B. Unless the Corporation consents in writing to the selection of an alternative forum, to the fullest extent permitted by law, the federal district courts of the United States of America shall be the exclusive forum for the resolution of any complaint asserting a cause of action arising under the 1933 Act.

C. Any person or entity holding, owning, or otherwise acquiring any interest in any security of the Corporation shall be deemed to have notice of and consented to the provisions of this Amended and Restated Certificate of Incorporation.

D. If any provision or provisions of this Article VII shall be held to be invalid, illegal, or unenforceable as applied to any circumstance for any reason whatsoever, (a) the validity, legality, and enforceability of such provisions in any other circumstance and of the remaining provisions of this Article VII (including, without limitation, each portion of any paragraph of this Article VII containing any such provision held to be invalid, illegal, or unenforceable that is not itself held to be invalid, illegal, or unenforceable) shall not in any way be affected or impaired thereby and (b) the application of such provision to other persons or entities and circumstances shall not in any way be affected or impaired thereby.

ARTICLE VIII

A. The Corporation reserves the right to amend, alter, change, or repeal any provision contained in this Amended and Restated Certificate of Incorporation, in the manner now or hereafter prescribed by statute, except as provided in paragraph B. of this Article VIII, and all rights conferred upon the stockholders herein are granted subject to this reservation.

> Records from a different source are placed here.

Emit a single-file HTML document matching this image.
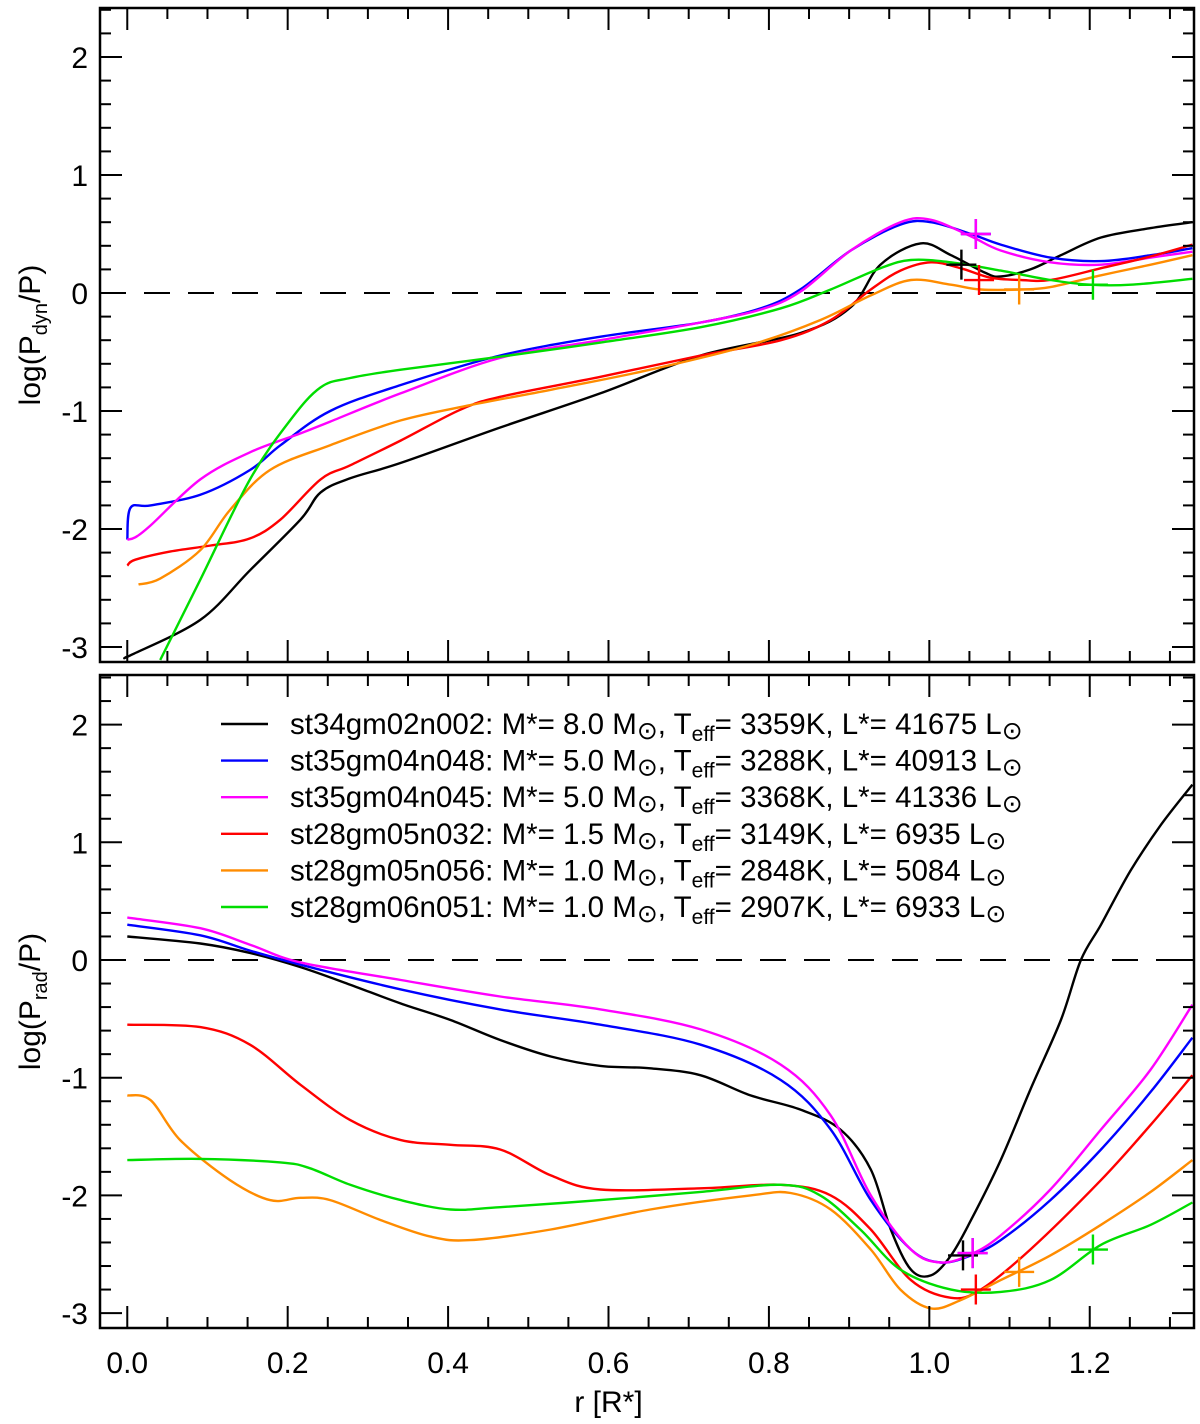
<!DOCTYPE html>
<html><head><meta charset="utf-8"><style>
body{margin:0;background:#fff;}
svg{display:block;font-family:"Liberation Sans",sans-serif;}
</style></head><body>
<svg id="chart" width="1200" height="1424" viewBox="0 0 1200 1424" xmlns="http://www.w3.org/2000/svg"></svg>
<script>
// ---- data ----
const seriesNames = ["st34gm02n002","st35gm04n048","st35gm04n045","st28gm05n032","st28gm05n056","st28gm06n051"];
const seriesColors = ["#000000","#0000ff","#ff00ff","#ff0000","#ff8c00","#00dd00"];
const legendLabels = [
 ["st34gm02n002: M*= 8.0 M","3359K","41675"],
 ["st35gm04n048: M*= 5.0 M","3288K","40913"],
 ["st35gm04n045: M*= 5.0 M","3368K","41336"],
 ["st28gm05n032: M*= 1.5 M","3149K","6935"],
 ["st28gm05n056: M*= 1.0 M","2848K","5084"],
 ["st28gm06n051: M*= 1.0 M","2907K","6933"]
];
const xTicks = [0.0,0.2,0.4,0.6,0.8,1.0,1.2];
const yTicks = [-3,-2,-1,0,1,2];

// top panel: log(Pdyn/P)
const topR = [
 [0,.004,.091,.153,.216,.241,.278,.341,.465,.59,.715,.839,.902,.939,.989,1.027,1.07,1.089,1.126,1.164,1.214,1.276,1.328],
 [0,.004,.029,.091,.153,.191,.253,.341,.465,.59,.715,.79,.839,.902,.964,1.002,1.052,1.089,1.151,1.214,1.276,1.328],
 [0,.01,.029,.091,.153,.216,.253,.341,.465,.59,.715,.79,.839,.902,.964,1.002,1.052,1.089,1.151,1.214,1.276,1.328],
 [0,.01,.054,.104,.153,.191,.241,.278,.341,.415,.465,.59,.715,.815,.877,.927,.964,1.002,1.039,1.076,1.114,1.151,1.214,1.276,1.328],
 [.014,.041,.091,.128,.178,.253,.341,.428,.528,.652,.777,.864,.927,.977,1.027,1.064,1.114,1.151,1.214,1.276,1.328],
 [.041,.091,.153,.203,.241,.278,.341,.465,.59,.715,.815,.877,.939,.977,1.027,1.089,1.151,1.201,1.251,1.328]
];
const topV = [
 [-3.08,-3.07,-2.77,-2.35,-1.92,-1.69,-1.57,-1.44,-1.14,-0.85,-0.53,-0.34,-0.12,0.24,0.42,0.32,0.17,0.14,0.2,0.32,0.47,0.55,0.6],
 [-2.09,-1.82,-1.8,-1.71,-1.5,-1.29,-1.0,-0.78,-0.53,-0.37,-0.25,-0.13,0.03,0.36,0.58,0.6,0.5,0.41,0.3,0.27,0.32,0.38],
 [-2.09,-2.07,-1.97,-1.58,-1.35,-1.19,-1.09,-0.85,-0.55,-0.4,-0.25,-0.14,0.01,0.36,0.6,0.62,0.48,0.36,0.26,0.24,0.3,0.35],
 [-2.31,-2.26,-2.19,-2.14,-2.08,-1.92,-1.58,-1.46,-1.25,-0.99,-0.88,-0.71,-0.53,-0.4,-0.23,0.03,0.19,0.26,0.21,0.13,0.11,0.11,0.21,0.31,0.41],
 [-2.47,-2.42,-2.18,-1.84,-1.5,-1.29,-1.08,-0.95,-0.82,-0.65,-0.44,-0.23,-0.02,0.11,0.07,0.03,0.03,0.05,0.15,0.24,0.32],
 [-3.11,-2.43,-1.58,-1.08,-0.8,-0.72,-0.65,-0.54,-0.42,-0.29,-0.13,0.03,0.21,0.28,0.26,0.19,0.11,0.07,0.07,0.12]
];
const topMarkR = [1.04,1.058,1.058,1.062,1.112,1.204];
const topMarkV = [0.24,0.5,0.5,0.11,0.03,0.07];

// bottom panel: log(Prad/P)
const botR = [
 [0,.091,.153,.216,.278,.341,.403,.465,.528,.59,.652,.715,.777,.839,.889,.927,.952,.977,1.002,1.027,1.052,1.089,1.126,1.164,1.189,1.214,1.251,1.289,1.328],
 [0,.091,.153,.216,.341,.465,.59,.715,.815,.877,.927,.977,1.014,1.052,1.089,1.151,1.214,1.276,1.328],
 [0,.091,.153,.216,.341,.465,.59,.715,.815,.877,.927,.977,1.014,1.052,1.089,1.151,1.214,1.276,1.328],
 [0,.091,.153,.216,.278,.341,.403,.465,.528,.59,.715,.815,.877,.927,.977,1.027,1.064,1.126,1.214,1.276,1.328],
 [0,.029,.066,.128,.178,.216,.253,.316,.378,.428,.528,.652,.777,.827,.877,.927,.964,1.002,1.039,1.089,1.151,1.214,1.276,1.328],
 [0,.091,.191,.228,.278,.341,.403,.465,.59,.715,.815,.864,.914,.964,1.027,1.089,1.151,1.214,1.276,1.328]
];
const botV = [
 [0.2,0.14,0.06,-0.06,-0.21,-0.37,-0.51,-0.68,-0.82,-0.9,-0.92,-0.98,-1.15,-1.27,-1.44,-1.78,-2.29,-2.63,-2.68,-2.51,-2.21,-1.7,-1.1,-0.51,0.0,0.3,0.76,1.15,1.49],
 [0.3,0.21,0.08,-0.04,-0.25,-0.42,-0.55,-0.72,-1.02,-1.44,-2.04,-2.46,-2.57,-2.51,-2.38,-2.04,-1.61,-1.12,-0.66],
 [0.36,0.27,0.13,-0.02,-0.17,-0.31,-0.42,-0.59,-0.89,-1.32,-2.0,-2.46,-2.57,-2.5,-2.34,-1.95,-1.44,-0.93,-0.38],
 [-0.55,-0.57,-0.72,-1.06,-1.36,-1.53,-1.57,-1.61,-1.83,-1.95,-1.94,-1.91,-2.0,-2.29,-2.72,-2.87,-2.8,-2.46,-1.87,-1.4,-0.98],
 [-1.15,-1.19,-1.53,-1.87,-2.04,-2.02,-2.04,-2.21,-2.35,-2.38,-2.29,-2.12,-2.0,-1.98,-2.12,-2.46,-2.8,-2.96,-2.89,-2.72,-2.51,-2.25,-1.97,-1.7],
 [-1.7,-1.69,-1.72,-1.77,-1.91,-2.04,-2.12,-2.1,-2.04,-1.97,-1.91,-2.0,-2.29,-2.63,-2.8,-2.82,-2.72,-2.42,-2.25,-2.06]
];
const botMarkR = [1.042,1.054,1.054,1.058,1.112,1.204];
const botMarkV = [-2.51,-2.49,-2.49,-2.8,-2.65,-2.46];

// ---- layout ----
const NS="http://www.w3.org/2000/svg";
const svg=document.getElementById('chart');
const L=100,R=1194;
const xMin=-0.034,xMax=1.330;
const X=r=>L+(r-xMin)/(xMax-xMin)*(R-L);
const panels=[
 {top:8,bot:662,y0:293,u:118,ylab:"dyn",name:"top-panel"},
 {top:675,bot:1328,y0:960,u:117.7,ylab:"rad",name:"bottom-panel"}
];
function el(tag,attrs,parent){const e=document.createElementNS(NS,tag);for(const k in attrs)e.setAttribute(k,attrs[k]);(parent||svg).appendChild(e);return e;}
function smoothPath(pts){
 let d="M"+pts[0][0].toFixed(1)+","+pts[0][1].toFixed(1);
 for(let i=0;i<pts.length-1;i++){
  const p0=pts[Math.max(i-1,0)],p1=pts[i],p2=pts[i+1],p3=pts[Math.min(i+2,pts.length-1)];
  const c1=[p1[0]+(p2[0]-p0[0])/6,p1[1]+(p2[1]-p0[1])/6];
  const c2=[p2[0]-(p3[0]-p1[0])/6,p2[1]-(p3[1]-p1[1])/6];
  d+="C"+c1[0].toFixed(1)+","+c1[1].toFixed(1)+" "+c2[0].toFixed(1)+","+c2[1].toFixed(1)+" "+p2[0].toFixed(1)+","+p2[1].toFixed(1);
 }
 return d;
}
panels.forEach((p,pi)=>{
 const Y=v=>p.y0-v*p.u;
 const g=el('g',{});
 
 
 const cid='clip'+pi;
 const cp=el('clipPath',{id:cid},g);el('rect',{x:L,y:p.top,width:R-L,height:p.bot-p.top},cp);
 const z=el('line',{x1:L,x2:R,y1:Y(0),y2:Y(0),stroke:'#000','stroke-width':2,'stroke-dasharray':'26,18'},g);
 
 
 const R_=pi==0?topR:botR,V_=pi==0?topV:botV,MR=pi==0?topMarkR:botMarkR,MV=pi==0?topMarkV:botMarkV;
 const cg=el('g',{'clip-path':'url(#'+cid+')'},g);
 R_.forEach((rs,si)=>{
  const pts=rs.map((r,i)=>[X(r),Y(V_[si][i])]);
  const path=el('path',{d:smoothPath(pts),fill:'none',stroke:seriesColors[si],'stroke-width':2.4},cg);
  
  
 });
 MR.forEach((r,si)=>{
  const cx=X(r),cy=Y(MV[si]);
  const m=el('path',{d:`M${cx-15},${cy}H${cx+15}M${cx},${cy-15}V${cy+15}`,stroke:seriesColors[si],'stroke-width':2.4,fill:'none'},cg);
  
  
 });
 const fr=el('rect',{x:L,y:p.top,width:R-L,height:p.bot-p.top,fill:'none',stroke:'#000','stroke-width':2.5},g);
 
 
 for(let k=0;k<=26;k++){const r=k*0.05;const x=X(r);const len=(k%4==0)?22:11;
  el('line',{x1:x,x2:x,y1:p.bot,y2:p.bot-len,stroke:'#000','stroke-width':2},g);
  el('line',{x1:x,x2:x,y1:p.top,y2:p.top+len,stroke:'#000','stroke-width':2},g);}
 for(let k=-15;k<=12;k++){const v=k*0.2;const y=Y(v);if(y<p.top-1||y>p.bot+1)continue;const len=(k%5==0)?22:11;
  el('line',{x1:L,x2:L+len,y1:y,y2:y,stroke:'#000','stroke-width':2},g);
  el('line',{x1:R,x2:R-len,y1:y,y2:y,stroke:'#000','stroke-width':2},g);}
 yTicks.forEach(v=>{const t=el('text',{x:88,y:Y(v)+11,'text-anchor':'end','font-size':30},g);t.textContent=v;
  
  });
 const yt=el('text',{transform:`translate(40,${(p.top+p.bot)/2}) rotate(-90)`,'text-anchor':'middle','font-size':30},g);
 
 
 yt.innerHTML=`log(P<tspan font-size="20" dy="7">${p.ylab}</tspan><tspan dy="-7">/P)</tspan>`;
});
xTicks.forEach(r=>{const t=el('text',{x:X(r),y:1373,'text-anchor':'middle','font-size':30});t.textContent=r.toFixed(1);
 
 });
const xt=el('text',{x:X(0.6),y:1412,'text-anchor':'middle','font-size':30});
xt.textContent="r [R*]";


legendLabels.forEach((lab,i)=>{
 const y=724+i*36.6;
 const g=el('g',{});
 
 
 el('line',{x1:221,x2:268,y1:y,y2:y,stroke:seriesColors[i],'stroke-width':2.4},g);
 const t=el('text',{x:290,y:y+10,'font-size':29.5},g);
 t.innerHTML=`${lab[0]}<tspan font-size="25" dy="5">⊙</tspan><tspan dy="-5">, T</tspan><tspan font-size="21" dy="7">eff</tspan><tspan dy="-7">= ${lab[1]}, L*= ${lab[2]} L</tspan><tspan font-size="25" dy="5">⊙</tspan>`;
});
</script>
</body></html>
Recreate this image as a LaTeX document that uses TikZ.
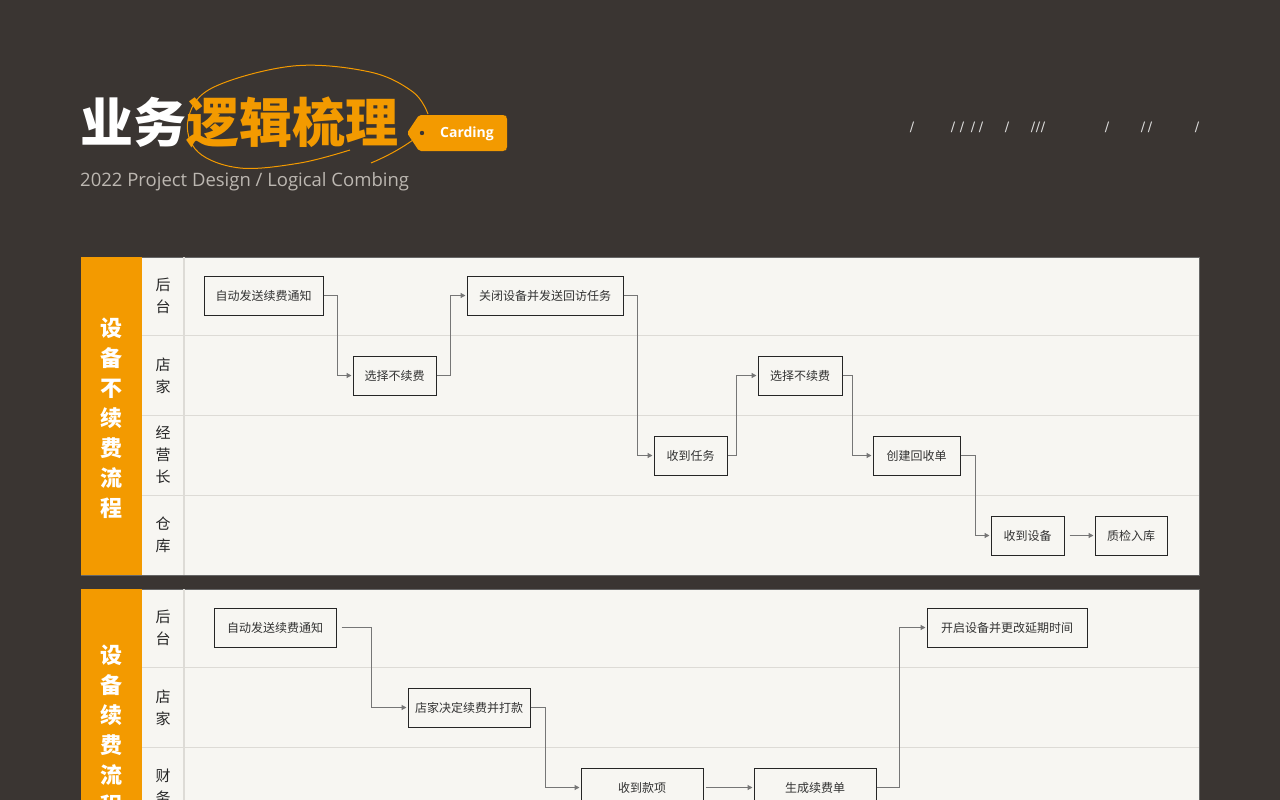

B. Notwithstanding any other provisions of this Amended and Restated Certificate of Incorporation or any provision of law which might otherwise permit a lesser vote or no vote, but in addition to any affirmative vote of the holders of any particular class or series of the Corporation required by law or by this Amended and Restated Certificate of Incorporation or any certificate of designation filed with respect to a series of Preferred Stock that may be designated from time to time, the affirmative vote of the holders of at least sixty-six and two-thirds percent (66 2/3%) of the voting power of all of the then-outstanding shares of capital stock of the Corporation entitled to vote generally in the election of directors, voting together as a single class, shall be required to alter, amend, or repeal, by merger, consolidation, or otherwise, Articles V, VI, VII and VIII.